| Challenge |
Leave the pictures out and retype the lines from the beginning through the line with "return (x - L)", both ends included.

=== Dataset records ===

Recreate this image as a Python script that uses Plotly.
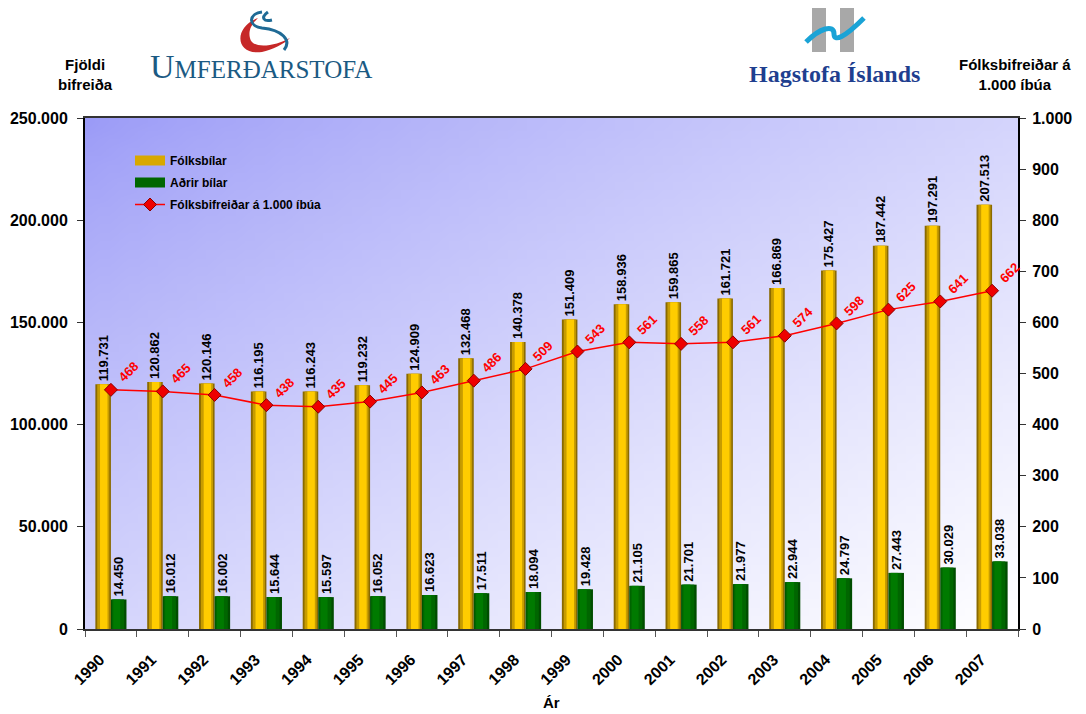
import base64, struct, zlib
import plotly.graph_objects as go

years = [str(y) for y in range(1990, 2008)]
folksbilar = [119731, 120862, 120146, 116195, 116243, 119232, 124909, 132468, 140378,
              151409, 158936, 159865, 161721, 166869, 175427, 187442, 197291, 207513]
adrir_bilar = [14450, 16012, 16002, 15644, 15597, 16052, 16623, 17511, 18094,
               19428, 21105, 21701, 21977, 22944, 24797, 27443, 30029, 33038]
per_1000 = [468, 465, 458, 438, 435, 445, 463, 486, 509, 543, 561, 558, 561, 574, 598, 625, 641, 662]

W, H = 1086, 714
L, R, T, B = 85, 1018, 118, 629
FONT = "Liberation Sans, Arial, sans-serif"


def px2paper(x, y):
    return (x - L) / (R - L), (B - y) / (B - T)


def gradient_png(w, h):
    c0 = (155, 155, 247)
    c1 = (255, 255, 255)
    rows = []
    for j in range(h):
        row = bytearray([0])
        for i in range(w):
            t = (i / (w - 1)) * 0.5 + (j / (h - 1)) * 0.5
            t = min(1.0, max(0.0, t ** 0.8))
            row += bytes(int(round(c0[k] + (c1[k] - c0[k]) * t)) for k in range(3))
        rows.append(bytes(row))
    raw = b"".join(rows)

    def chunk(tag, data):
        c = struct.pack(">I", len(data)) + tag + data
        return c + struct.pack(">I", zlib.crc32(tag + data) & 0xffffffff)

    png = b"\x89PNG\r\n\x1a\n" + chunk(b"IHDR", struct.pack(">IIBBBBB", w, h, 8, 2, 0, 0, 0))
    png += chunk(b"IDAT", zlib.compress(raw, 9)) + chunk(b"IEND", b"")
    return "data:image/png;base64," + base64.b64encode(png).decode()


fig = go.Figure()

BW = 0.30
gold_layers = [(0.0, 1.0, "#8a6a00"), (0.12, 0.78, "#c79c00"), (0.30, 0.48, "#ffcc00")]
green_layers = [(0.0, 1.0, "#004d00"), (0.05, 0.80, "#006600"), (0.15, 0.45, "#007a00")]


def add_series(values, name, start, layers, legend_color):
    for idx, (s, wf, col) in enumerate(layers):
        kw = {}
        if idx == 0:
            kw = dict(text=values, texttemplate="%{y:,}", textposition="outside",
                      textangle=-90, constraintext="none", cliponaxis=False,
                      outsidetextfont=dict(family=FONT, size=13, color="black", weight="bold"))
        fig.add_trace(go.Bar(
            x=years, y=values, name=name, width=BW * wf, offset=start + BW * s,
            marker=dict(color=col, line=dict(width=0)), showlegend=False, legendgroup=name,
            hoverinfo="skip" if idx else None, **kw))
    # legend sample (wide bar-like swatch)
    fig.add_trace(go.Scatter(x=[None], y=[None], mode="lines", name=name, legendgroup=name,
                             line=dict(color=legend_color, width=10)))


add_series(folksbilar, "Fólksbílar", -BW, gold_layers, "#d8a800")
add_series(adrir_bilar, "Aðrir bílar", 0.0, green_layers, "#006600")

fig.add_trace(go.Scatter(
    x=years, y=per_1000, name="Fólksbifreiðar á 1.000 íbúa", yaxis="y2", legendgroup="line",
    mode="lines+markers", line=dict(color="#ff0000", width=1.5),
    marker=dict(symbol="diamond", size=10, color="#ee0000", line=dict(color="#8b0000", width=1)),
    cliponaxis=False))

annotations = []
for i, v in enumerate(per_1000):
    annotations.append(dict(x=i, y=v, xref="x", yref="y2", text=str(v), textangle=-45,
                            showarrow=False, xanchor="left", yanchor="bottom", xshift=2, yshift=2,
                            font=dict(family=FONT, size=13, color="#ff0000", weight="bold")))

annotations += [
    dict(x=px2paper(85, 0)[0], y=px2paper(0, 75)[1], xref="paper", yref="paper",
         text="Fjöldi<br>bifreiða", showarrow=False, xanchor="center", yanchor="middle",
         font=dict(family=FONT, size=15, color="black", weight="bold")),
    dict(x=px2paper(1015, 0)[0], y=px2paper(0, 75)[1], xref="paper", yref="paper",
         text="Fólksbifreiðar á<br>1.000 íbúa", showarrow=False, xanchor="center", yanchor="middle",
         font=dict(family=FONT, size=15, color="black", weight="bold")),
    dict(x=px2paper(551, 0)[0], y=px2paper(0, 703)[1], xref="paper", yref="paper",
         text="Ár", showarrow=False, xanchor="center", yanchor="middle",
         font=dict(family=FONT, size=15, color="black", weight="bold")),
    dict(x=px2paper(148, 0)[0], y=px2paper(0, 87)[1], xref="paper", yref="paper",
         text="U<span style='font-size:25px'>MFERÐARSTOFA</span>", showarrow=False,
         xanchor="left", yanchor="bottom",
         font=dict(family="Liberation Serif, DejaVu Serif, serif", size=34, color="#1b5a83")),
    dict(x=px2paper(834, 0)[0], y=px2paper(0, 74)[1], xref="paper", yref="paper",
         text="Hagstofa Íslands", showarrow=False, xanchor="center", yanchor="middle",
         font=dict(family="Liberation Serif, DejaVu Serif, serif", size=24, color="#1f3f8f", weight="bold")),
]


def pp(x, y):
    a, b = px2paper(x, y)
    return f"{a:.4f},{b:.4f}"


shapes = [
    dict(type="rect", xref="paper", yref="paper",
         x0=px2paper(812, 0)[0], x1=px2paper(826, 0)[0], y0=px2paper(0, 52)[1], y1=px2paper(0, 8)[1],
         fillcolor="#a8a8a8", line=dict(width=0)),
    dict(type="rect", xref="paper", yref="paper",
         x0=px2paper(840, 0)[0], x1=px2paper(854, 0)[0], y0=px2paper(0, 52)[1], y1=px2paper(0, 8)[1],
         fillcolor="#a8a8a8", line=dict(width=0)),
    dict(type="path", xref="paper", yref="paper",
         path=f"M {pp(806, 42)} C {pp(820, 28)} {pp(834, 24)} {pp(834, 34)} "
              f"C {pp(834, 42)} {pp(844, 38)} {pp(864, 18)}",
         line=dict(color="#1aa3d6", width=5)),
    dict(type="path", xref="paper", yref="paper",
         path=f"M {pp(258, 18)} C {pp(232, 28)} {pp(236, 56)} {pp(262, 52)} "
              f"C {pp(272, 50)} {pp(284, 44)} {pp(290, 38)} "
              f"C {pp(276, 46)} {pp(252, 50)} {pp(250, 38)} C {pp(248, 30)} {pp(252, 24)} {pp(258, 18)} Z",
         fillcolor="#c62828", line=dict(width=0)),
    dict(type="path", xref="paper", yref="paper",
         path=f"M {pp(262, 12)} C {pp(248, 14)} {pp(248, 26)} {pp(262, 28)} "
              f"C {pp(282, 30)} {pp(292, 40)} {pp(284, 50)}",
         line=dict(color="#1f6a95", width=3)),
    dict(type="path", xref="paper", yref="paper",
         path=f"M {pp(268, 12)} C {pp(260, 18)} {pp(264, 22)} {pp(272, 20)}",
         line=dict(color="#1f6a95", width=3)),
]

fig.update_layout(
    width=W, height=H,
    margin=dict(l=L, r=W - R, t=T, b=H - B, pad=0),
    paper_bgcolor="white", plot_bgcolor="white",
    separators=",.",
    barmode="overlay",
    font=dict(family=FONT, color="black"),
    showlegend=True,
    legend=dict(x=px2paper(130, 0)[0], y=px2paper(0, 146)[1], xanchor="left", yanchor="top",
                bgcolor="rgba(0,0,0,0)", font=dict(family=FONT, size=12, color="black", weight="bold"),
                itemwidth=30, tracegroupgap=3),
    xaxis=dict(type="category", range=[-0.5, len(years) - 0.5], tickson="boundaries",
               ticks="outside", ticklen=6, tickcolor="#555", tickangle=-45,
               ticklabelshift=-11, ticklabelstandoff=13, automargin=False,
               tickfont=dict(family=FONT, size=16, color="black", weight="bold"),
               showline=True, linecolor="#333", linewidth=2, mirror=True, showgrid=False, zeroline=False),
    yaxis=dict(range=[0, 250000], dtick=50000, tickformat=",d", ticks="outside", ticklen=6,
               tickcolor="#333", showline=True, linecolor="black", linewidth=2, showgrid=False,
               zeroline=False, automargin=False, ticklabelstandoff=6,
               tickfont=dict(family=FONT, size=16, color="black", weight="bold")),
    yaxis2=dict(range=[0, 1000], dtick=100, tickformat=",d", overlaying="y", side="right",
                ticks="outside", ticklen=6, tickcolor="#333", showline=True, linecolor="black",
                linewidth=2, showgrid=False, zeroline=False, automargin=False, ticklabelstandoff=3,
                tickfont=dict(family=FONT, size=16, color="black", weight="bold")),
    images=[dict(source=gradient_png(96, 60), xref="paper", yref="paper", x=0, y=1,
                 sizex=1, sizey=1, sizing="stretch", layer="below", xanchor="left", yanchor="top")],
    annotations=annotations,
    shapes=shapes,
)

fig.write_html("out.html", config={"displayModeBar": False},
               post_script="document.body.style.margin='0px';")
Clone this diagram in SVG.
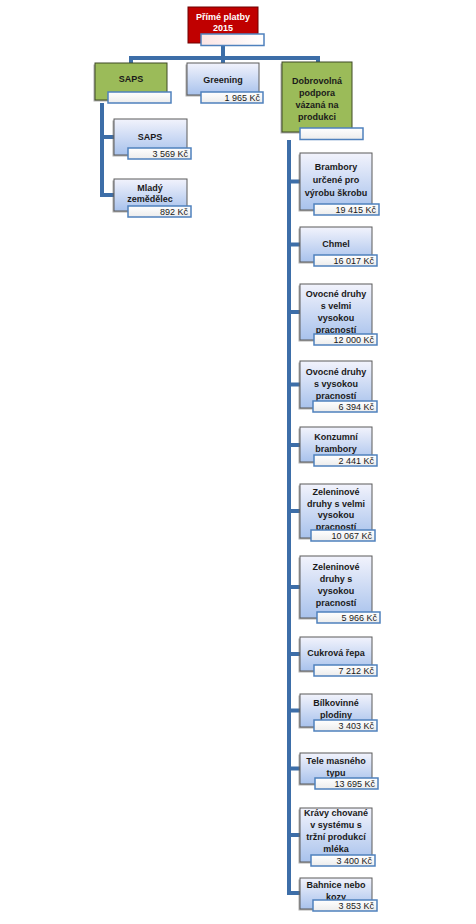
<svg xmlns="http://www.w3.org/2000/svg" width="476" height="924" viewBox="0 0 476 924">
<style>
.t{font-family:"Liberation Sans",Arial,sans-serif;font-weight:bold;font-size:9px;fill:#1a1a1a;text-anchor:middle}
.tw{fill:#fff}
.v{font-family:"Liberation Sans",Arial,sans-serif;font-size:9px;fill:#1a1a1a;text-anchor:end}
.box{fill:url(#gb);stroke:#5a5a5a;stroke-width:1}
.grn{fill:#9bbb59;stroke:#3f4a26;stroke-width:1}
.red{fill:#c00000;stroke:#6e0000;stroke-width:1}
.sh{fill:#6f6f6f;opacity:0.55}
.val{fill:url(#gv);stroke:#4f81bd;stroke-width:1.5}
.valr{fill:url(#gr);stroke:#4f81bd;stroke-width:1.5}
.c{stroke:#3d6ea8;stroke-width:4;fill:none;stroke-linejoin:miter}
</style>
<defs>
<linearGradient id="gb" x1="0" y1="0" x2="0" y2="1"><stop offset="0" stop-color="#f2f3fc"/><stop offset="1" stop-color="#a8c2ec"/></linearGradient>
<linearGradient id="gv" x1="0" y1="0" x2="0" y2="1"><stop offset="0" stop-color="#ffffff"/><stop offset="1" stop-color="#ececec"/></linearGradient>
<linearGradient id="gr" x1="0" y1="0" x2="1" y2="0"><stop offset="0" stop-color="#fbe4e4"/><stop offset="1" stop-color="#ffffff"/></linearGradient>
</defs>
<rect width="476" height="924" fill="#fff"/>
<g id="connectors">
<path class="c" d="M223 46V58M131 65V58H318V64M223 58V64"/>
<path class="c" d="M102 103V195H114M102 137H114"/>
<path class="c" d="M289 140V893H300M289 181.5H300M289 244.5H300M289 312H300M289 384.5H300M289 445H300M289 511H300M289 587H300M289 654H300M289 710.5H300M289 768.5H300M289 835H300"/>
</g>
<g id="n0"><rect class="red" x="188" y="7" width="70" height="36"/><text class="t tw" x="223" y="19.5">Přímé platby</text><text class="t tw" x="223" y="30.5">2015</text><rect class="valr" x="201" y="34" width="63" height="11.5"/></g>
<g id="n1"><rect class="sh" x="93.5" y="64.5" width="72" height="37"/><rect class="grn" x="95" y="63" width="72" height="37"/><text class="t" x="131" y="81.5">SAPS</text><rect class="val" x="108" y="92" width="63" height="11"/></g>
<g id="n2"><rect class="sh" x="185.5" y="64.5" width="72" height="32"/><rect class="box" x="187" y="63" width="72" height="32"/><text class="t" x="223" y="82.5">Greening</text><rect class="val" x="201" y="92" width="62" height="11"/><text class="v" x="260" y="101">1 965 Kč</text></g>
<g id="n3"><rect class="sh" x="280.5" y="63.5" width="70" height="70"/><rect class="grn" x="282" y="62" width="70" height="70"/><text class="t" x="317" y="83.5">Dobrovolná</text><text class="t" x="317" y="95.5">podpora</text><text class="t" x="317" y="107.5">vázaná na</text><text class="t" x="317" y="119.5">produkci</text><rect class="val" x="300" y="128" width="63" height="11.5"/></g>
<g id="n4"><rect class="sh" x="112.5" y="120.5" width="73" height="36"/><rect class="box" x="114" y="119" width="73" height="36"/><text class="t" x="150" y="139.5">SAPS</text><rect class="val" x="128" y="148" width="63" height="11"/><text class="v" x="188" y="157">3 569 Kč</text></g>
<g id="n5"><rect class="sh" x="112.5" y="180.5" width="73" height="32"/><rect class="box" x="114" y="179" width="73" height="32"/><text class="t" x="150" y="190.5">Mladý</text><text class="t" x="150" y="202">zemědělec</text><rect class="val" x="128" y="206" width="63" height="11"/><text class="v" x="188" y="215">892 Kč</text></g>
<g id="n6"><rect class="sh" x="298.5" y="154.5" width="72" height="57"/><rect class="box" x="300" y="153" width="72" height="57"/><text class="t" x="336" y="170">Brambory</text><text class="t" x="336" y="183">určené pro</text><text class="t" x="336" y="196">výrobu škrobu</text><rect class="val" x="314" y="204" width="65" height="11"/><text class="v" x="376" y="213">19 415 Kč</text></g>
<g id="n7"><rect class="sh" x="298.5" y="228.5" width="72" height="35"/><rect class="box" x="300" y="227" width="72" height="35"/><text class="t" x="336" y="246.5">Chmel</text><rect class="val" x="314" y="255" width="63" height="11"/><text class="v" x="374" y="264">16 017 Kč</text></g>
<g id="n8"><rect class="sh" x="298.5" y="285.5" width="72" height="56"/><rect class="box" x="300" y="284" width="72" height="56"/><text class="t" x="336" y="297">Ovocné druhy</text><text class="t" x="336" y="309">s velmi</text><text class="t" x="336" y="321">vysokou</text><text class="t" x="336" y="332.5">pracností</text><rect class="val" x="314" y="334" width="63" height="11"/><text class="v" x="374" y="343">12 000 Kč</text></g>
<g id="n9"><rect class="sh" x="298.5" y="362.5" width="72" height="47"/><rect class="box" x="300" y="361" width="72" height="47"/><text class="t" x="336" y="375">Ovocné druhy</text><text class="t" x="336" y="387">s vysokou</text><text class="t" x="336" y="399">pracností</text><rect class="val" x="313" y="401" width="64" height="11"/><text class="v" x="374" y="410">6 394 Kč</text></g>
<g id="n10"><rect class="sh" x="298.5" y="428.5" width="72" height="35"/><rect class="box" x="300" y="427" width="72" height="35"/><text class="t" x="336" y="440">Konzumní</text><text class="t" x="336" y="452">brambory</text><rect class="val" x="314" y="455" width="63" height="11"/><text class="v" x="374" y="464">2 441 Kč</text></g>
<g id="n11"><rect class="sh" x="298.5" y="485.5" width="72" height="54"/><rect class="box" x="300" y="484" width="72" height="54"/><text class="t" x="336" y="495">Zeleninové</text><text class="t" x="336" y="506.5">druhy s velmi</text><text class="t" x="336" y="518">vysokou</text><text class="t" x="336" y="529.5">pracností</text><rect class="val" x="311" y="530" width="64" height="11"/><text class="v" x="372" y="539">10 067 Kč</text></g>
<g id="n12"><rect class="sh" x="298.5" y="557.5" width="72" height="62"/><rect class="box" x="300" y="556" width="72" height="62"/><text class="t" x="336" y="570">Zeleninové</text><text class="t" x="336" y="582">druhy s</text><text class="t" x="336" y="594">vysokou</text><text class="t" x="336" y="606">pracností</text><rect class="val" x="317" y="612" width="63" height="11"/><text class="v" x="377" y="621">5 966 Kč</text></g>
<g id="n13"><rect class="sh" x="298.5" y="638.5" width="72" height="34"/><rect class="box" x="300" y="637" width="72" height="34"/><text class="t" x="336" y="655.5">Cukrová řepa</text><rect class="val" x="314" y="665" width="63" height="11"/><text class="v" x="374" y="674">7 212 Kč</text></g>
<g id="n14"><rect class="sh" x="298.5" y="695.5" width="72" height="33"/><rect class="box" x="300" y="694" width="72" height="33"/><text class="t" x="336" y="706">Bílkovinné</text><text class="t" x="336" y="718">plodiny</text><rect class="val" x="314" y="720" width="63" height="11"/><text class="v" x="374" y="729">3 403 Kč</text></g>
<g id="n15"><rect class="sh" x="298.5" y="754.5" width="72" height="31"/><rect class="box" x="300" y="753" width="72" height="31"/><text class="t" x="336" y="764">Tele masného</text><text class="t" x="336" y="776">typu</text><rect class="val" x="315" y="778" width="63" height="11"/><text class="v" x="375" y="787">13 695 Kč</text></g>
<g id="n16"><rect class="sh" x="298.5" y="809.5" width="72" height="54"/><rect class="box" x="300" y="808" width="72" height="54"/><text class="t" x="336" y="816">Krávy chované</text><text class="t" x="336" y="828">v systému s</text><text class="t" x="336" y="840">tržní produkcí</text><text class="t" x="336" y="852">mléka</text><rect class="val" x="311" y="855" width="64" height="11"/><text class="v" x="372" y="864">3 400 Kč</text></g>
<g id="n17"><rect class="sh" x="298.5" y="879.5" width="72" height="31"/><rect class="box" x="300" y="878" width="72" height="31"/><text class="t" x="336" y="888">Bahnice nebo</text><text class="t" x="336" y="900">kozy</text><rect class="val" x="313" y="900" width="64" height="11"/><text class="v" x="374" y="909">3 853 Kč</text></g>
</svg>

===

| Exercise result |
Recreate this image as a Python script that uses Plotly.
import base64, struct, zlib
import plotly.graph_objects as go

years = [str(y) for y in range(1990, 2008)]
folksbilar = [119731, 120862, 120146, 116195, 116243, 119232, 124909, 132468, 140378,
              151409, 158936, 159865, 161721, 166869, 175427, 187442, 197291, 207513]
adrir_bilar = [14450, 16012, 16002, 15644, 15597, 16052, 16623, 17511, 18094,
               19428, 21105, 21701, 21977, 22944, 24797, 27443, 30029, 33038]
per_1000 = [468, 465, 458, 438, 435, 445, 463, 486, 509, 543, 561, 558, 561, 574, 598, 625, 641, 662]

W, H = 1086, 714
L, R, T, B = 85, 1018, 118, 629
FONT = "Liberation Sans, Arial, sans-serif"


def px2paper(x, y):
    return (x - L) / (R - L), (B - y) / (B - T)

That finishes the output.